And there's a long history of artists using high-fashion logos. In 1985, Andy Warhol turned Chanel into an icon with his pop art take on the Chanel No. 5 perfume bottle.
Nine years later, contemporary artist Tom Sachs created a Christmas scene for the windows at Barneys New York called "Hello Kitty Nativity," replacing the Virgin Mary with a Hello Kitty figurine dressed in Chanel and Nike. In 1998, he made the Chanel Guillotine (Breakfast Nook) -- a table for two set perpendicular to a guillotine covered in the French designer's logo.
Considering how Plesner's T-shirt fits into this tradition, Harris calls Louis Vuitton's lawsuit a cheap shot at an artist trying to do good.
"Especially at a time when France has done so much to shed light on what's going on in Darfur, it's sad that Louis Vuitton would take this position," he said.
"We're going to meet with them at the end of the month in Paris to discuss this," he continued. "It's really our hope that they use this as an opportunity to take a position on Darfur. When you look at all the good work that Gucci did raising money for Malawi, this could be Louis Vuitton's chance to step up to the plate."
Martin Garbus, a copyright and intellectual property lawyer based in New York, said the handbag heavyweight should back off.
"It's an ill-founded, badly thought out lawsuit. I can see no reason why they'd go after this woman," he said. "There's fair use in copyright -- fair use means you can use something that's copyrighted to make a statement. It's like a parody of a Louis Vuitton bag, and parody is protected under copyright law."

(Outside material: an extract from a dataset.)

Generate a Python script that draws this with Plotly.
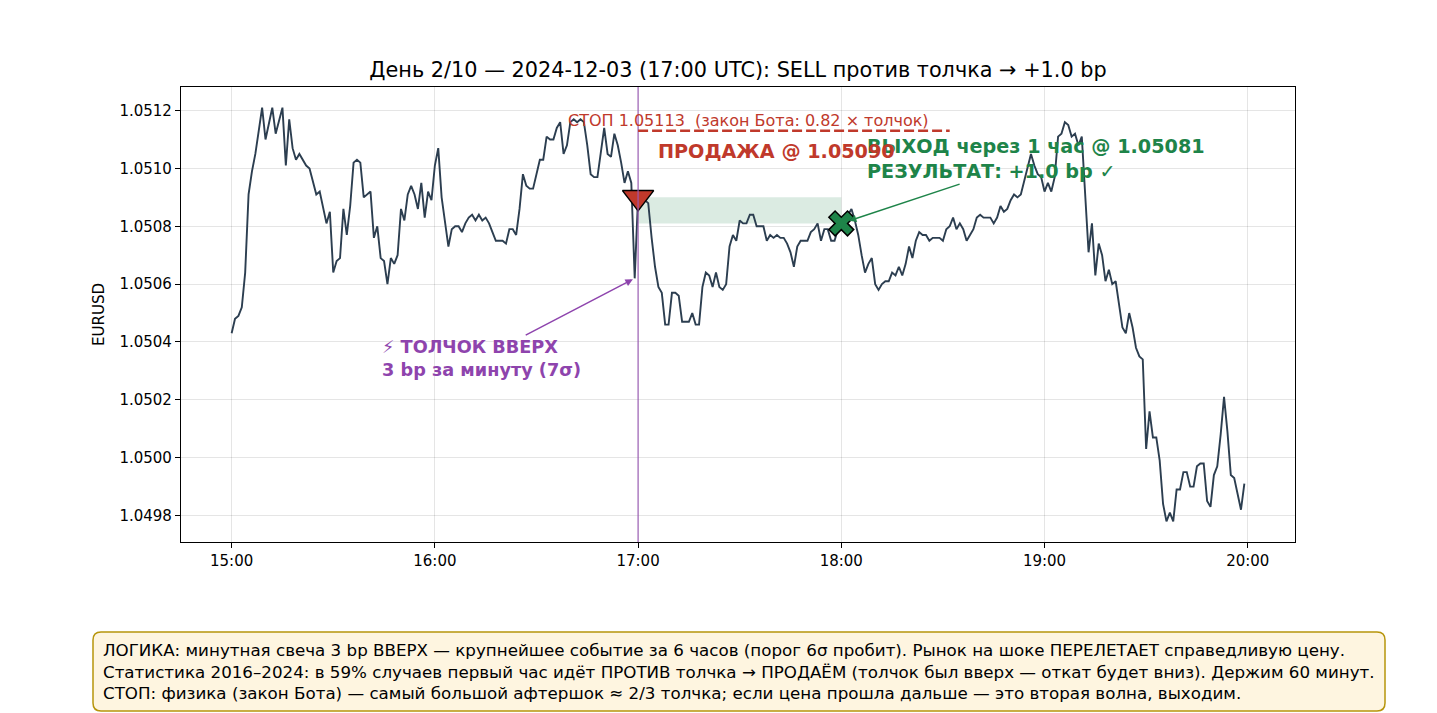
import numpy as np
import pandas as pd
import plotly.graph_objects as go

# EURUSD minute closes, 2024-12-03, one list per hour (UTC)
h15 = [1.05043, 1.05048, 1.05049, 1.05052, 1.05064, 1.05091, 1.05099, 1.05105, 1.05113, 1.05121,
       1.05110, 1.05116, 1.05121, 1.05112, 1.05117, 1.05121, 1.05101, 1.05117, 1.05107, 1.05103,
       1.05105, 1.05103, 1.05101, 1.05100, 1.05095, 1.05091, 1.05092, 1.05087, 1.05081, 1.05085,
       1.05064, 1.05068, 1.05069, 1.05086, 1.05077, 1.05087, 1.05102, 1.05103, 1.05102, 1.05090,
       1.05091, 1.05092, 1.05076, 1.05080, 1.05069, 1.05068, 1.05060, 1.05069, 1.05067, 1.05070,
       1.05086, 1.05082, 1.05091, 1.05094, 1.05091, 1.05086, 1.05095, 1.05083, 1.05092, 1.05089]
h16 = [1.05101, 1.05107, 1.05090, 1.05082, 1.05073, 1.05079, 1.05080, 1.05080, 1.05078, 1.05081,
       1.05083, 1.05084, 1.05082, 1.05084, 1.05082, 1.05083, 1.05081, 1.05078, 1.05075, 1.05075,
       1.05075, 1.05074, 1.05079, 1.05079, 1.05077, 1.05086, 1.05098, 1.05094, 1.05093, 1.05093,
       1.05098, 1.05103, 1.05103, 1.05111, 1.05110, 1.05110, 1.05114, 1.05116, 1.05105, 1.05108,
       1.05116, 1.05117, 1.05116, 1.05117, 1.05116, 1.05108, 1.05098, 1.05097, 1.05097, 1.05105,
       1.05114, 1.05105, 1.05104, 1.05112, 1.05108, 1.05102, 1.05095, 1.05099, 1.05095, 1.05062]
h17 = [1.05090, 1.05090, 1.05089, 1.05088, 1.05076, 1.05066, 1.05059, 1.05057, 1.05046, 1.05046,
       1.05057, 1.05057, 1.05056, 1.05047, 1.05047, 1.05047, 1.05050, 1.05046, 1.05046, 1.05059,
       1.05064, 1.05063, 1.05059, 1.05064, 1.05059, 1.05058, 1.05060, 1.05073, 1.05077, 1.05075,
       1.05082, 1.05081, 1.05081, 1.05084, 1.05084, 1.05080, 1.05080, 1.05080, 1.05075, 1.05077,
       1.05076, 1.05077, 1.05076, 1.05076, 1.05074, 1.05071, 1.05066, 1.05073, 1.05075, 1.05075,
       1.05075, 1.05078, 1.05079, 1.05081, 1.05075, 1.05079, 1.05079, 1.05075, 1.05075, 1.05079]
h18 = [1.05081, 1.05083, 1.05084, 1.05086, 1.05082, 1.05077, 1.05070, 1.05064, 1.05067, 1.05069,
       1.05060, 1.05058, 1.05060, 1.05061, 1.05061, 1.05064, 1.05063, 1.05066, 1.05063, 1.05067,
       1.05073, 1.05069, 1.05075, 1.05078, 1.05077, 1.05077, 1.05075, 1.05076, 1.05076, 1.05076,
       1.05075, 1.05079, 1.05080, 1.05083, 1.05079, 1.05081, 1.05079, 1.05075, 1.05077, 1.05079,
       1.05083, 1.05084, 1.05083, 1.05083, 1.05083, 1.05081, 1.05083, 1.05087, 1.05085, 1.05086,
       1.05089, 1.05091, 1.05090, 1.05091, 1.05096, 1.05101, 1.05105, 1.05101, 1.05098, 1.05097]
h19 = [1.05092, 1.05095, 1.05092, 1.05097, 1.05111, 1.05112, 1.05116, 1.05115, 1.05111, 1.05112,
       1.05108, 1.05111, 1.05093, 1.05071, 1.05081, 1.05063, 1.05074, 1.05070, 1.05061, 1.05065,
       1.05060, 1.05061, 1.05053, 1.05045, 1.05043, 1.05050, 1.05045, 1.05038, 1.05035, 1.05034,
       1.05003, 1.05016, 1.05007, 1.05007, 1.04999, 1.04984, 1.04978, 1.04981, 1.04978, 1.04989,
       1.04989, 1.04995, 1.04995, 1.04990, 1.04990, 1.04997, 1.04998, 1.04998, 1.04985, 1.04983,
       1.04994, 1.04997, 1.05008, 1.05021, 1.05009, 1.04994, 1.04993, 1.04988, 1.04982, 1.04991]

price = h15 + h16 + h17 + h18 + h19
t = pd.date_range("2024-12-03 15:00", periods=len(price), freq="min")

shock_i = 119          # the 3 bp candle (16:59)
entry_time = pd.Timestamp("2024-12-03 17:00")
exit_time = pd.Timestamp("2024-12-03 18:00")
entry_price = 1.05090
exit_price = 1.05081
stop_price = 1.05113
stop_end = pd.Timestamp("2024-12-03 18:32")

RED = "#c0392b"
GREEN = "#1e8449"
PURPLE = "#8e44ad"
NAVY = "#2c3e50"
FONT = "DejaVu Sans"

W, H = 1437, 713
ML, MR, MT, MB = 173, 150, 79, 179

span = t[-1] - t[0]
xr = [t[0] - span * 0.05, t[-1] + span * 0.05]
pad = (max(price) - min(price)) * 0.05
yr = [min(price) - pad, max(price) + pad]


def px2paper(x, y):
    # figure pixel -> paper coords
    return (x - ML) / (W - ML - MR), (H - MB - y) / (H - MT - MB)


def rounded_box(x0, y0, x1, y1, r):
    pts = []
    a, b = px2paper(x0 + r, y0)
    pts.append(f"M{a},{b}")
    for (cx, cy, ex, ey) in [(x1, y0, x1, y0 + r), (x1, y1, x1 - r, y1),
                             (x0, y1, x0, y1 - r), (x0, y0, x0 + r, y0)]:
        if ex == x1 and ey == y0 + r:
            a, b = px2paper(x1 - r, y0)
        elif ey == y1:
            a, b = px2paper(x1, y1 - r)
        elif ex == x0:
            a, b = px2paper(x0 + r, y1)
        else:
            a, b = px2paper(x0, y0 + r)
        pts.append(f"L{a},{b}")
        qa, qb = px2paper(cx, cy)
        ea, eb = px2paper(ex, ey)
        pts.append(f"Q{qa},{qb} {ea},{eb}")
    return " ".join(pts) + " Z"


fig = go.Figure()

# held position zone
fig.add_shape(type="rect", x0=entry_time, x1=exit_time, y0=exit_price, y1=entry_price,
              fillcolor="rgba(30,132,73,0.16)", line=dict(width=0), layer="below")
# shock moment
fig.add_shape(type="line", x0=entry_time, x1=entry_time, y0=0, y1=1, yref="paper",
              line=dict(color="rgba(155,89,182,0.75)", width=1.5))
# stop level
fig.add_shape(type="line", x0=entry_time, x1=stop_end, y0=stop_price, y1=stop_price,
              line=dict(color=RED, width=2.4, dash="10px,4px"))

fig.add_trace(go.Scatter(x=t, y=price, mode="lines", line=dict(color=NAVY, width=1.9),
                         hoverinfo="x+y"))
fig.add_trace(go.Scatter(x=[entry_time], y=[entry_price], mode="markers",
                         marker=dict(symbol="triangle-down", size=27, color=RED,
                                     line=dict(color="black", width=1.5))))
fig.add_trace(go.Scatter(x=[exit_time], y=[exit_price], mode="markers",
                         marker=dict(symbol="x", size=22, color=GREEN,
                                     line=dict(color="black", width=1.5))))

fig.add_annotation(x=t[shock_i], y=price[shock_i], ax=pd.Timestamp("2024-12-03 16:13:48"), ay=1.050344,
                   axref="x", ayref="y", text="⚡ ТОЛЧОК ВВЕРХ<br>3 bp за минуту (7σ)",
                   align="left", showarrow=True, arrowhead=2, arrowsize=1, arrowwidth=1.5,
                   arrowcolor=PURPLE, standoff=2,
                   font=dict(family=FONT, size=17.7, color=PURPLE, weight="bold"))
fig.add_annotation(x=exit_time, y=exit_price, ax=pd.Timestamp("2024-12-03 18:57:36"), ay=1.051034,
                   axref="x", ayref="y",
                   text="ВЫХОД через 1 час @ 1.05081<br>РЕЗУЛЬТАТ: +1.0 bp ✓",
                   align="left", showarrow=True, arrowhead=2, arrowsize=1, arrowwidth=1.5,
                   arrowcolor=GREEN, standoff=8,
                   font=dict(family=FONT, size=19.2, color=GREEN, weight="bold"))
fig.add_annotation(x=pd.Timestamp("2024-12-03 17:05:24"), y=1.051058, xanchor="left",
                   text="ПРОДАЖА @ 1.05090", showarrow=False,
                   font=dict(family=FONT, size=19.2, color=RED, weight="bold"))
fig.add_annotation(x=pd.Timestamp("2024-12-03 17:32:36"), y=stop_price, yanchor="bottom",
                   text="СТОП 1.05113  (закон Бота: 0.82 × толчок)", showarrow=False,
                   borderpad=0, font=dict(family=FONT, size=16, color=RED))

# explanation box under the chart
fig.add_shape(type="path", xref="paper", yref="paper",
              path=rounded_box(92 - 7, 631 - 7, 1384 - 7, 710 - 7, 8),
              fillcolor="#fef5e0", line=dict(color="#b7950b", width=1.5))
box_text = ("ЛОГИКА: минутная свеча 3 bp ВВЕРХ — крупнейшее событие за 6 часов (порог 6σ пробит). "
            "Рынок на шоке ПЕРЕЛЕТАЕТ справедливую цену.<br>"
            "Статистика 2016–2024: в 59% случаев первый час идёт ПРОТИВ толчка → ПРОДАЁМ "
            "(толчок был вверх — откат будет вниз). Держим 60 минут.<br>"
            "СТОП: физика (закон Бота) — самый большой афтершок ≈ 2/3 толчка; "
            "если цена прошла дальше — это вторая волна, выходим.")
bx, by = px2paper(101 - 7, 670.5 - 7)
fig.add_annotation(xref="paper", yref="paper", x=bx, y=by, xanchor="left", yanchor="middle",
                   text=box_text, showarrow=False, align="left", borderpad=0,
                   font=dict(family=FONT, size=16.7, color="black"))

fig.update_layout(
    width=W, height=H,
    margin=dict(l=ML, r=MR, t=MT, b=MB),
    paper_bgcolor="white", plot_bgcolor="white",
    showlegend=False,
    font=dict(family=FONT, size=15, color="black"),
    title=dict(text="День 2/10 — 2024-12-03 (17:00 UTC): SELL против толчка → +1.0 bp",
               x=0.5, xref="paper", y=1 - 62 / H, yanchor="middle",
               font=dict(family=FONT, size=20.8, color="black")),
)
fig.update_xaxes(range=xr, tickformat="%H:%M", dtick=3600000, tick0="2024-12-03 15:00",
                 showgrid=True, gridcolor="rgba(0,0,0,0.1)", gridwidth=1,
                 showline=True, linecolor="black", linewidth=1.2, mirror=True,
                 ticks="outside", ticklen=5, tickcolor="black", zeroline=False)
fig.update_yaxes(range=yr, dtick=0.0002, tick0=1.0498, tickformat=".4f",
                 title=dict(text="EURUSD", standoff=11, font=dict(size=15)),
                 showgrid=True, gridcolor="rgba(0,0,0,0.1)", gridwidth=1,
                 showline=True, linecolor="black", linewidth=1.2, mirror=True,
                 ticks="outside", ticklen=5, tickcolor="black", zeroline=False)

fig.write_html("out.html")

Plesner's hoping she can come to a resolution with Louis Vuitton when they meet later this month. But in the meantime, she's relishing the attention the lawsuit has brought to her T-shits, which sell for $53 each and whose proceeds go to Darfur charities.
Plesner won't disclose how many T-shirts she's sold for fear of giving the French label's lawyers more ammo, but her school is letting her take time off from classes and has equipped her with a team of interns to keep up production. Clearly, business can't be too bad.
"This was meant to raise a discussion on how we all prioritize. At this point, I'm so happy that the lawsuit has caused so much attention and that the campaign is going really well," she said. "We're hoping that they will turn around and maybe we can do something together, figure out a way that will benefit both Darfur and them."
Wednesday, Louis Vuitton's Weld asserted the label is not trying to stop Plesner's Darfur campaign.
"We applaud her efforts to raise awareness and funds for Darfur, as we wrote to her in our original letter," she said. "Our contention lies in the representation of the design of one of our bags and the close reference to one of our best known textile designs."
Asked why Louis Vuitton can't leave Plesener's work alone considering it can be seen as a parody, Weld said, "That is not Louis Vuitton's position."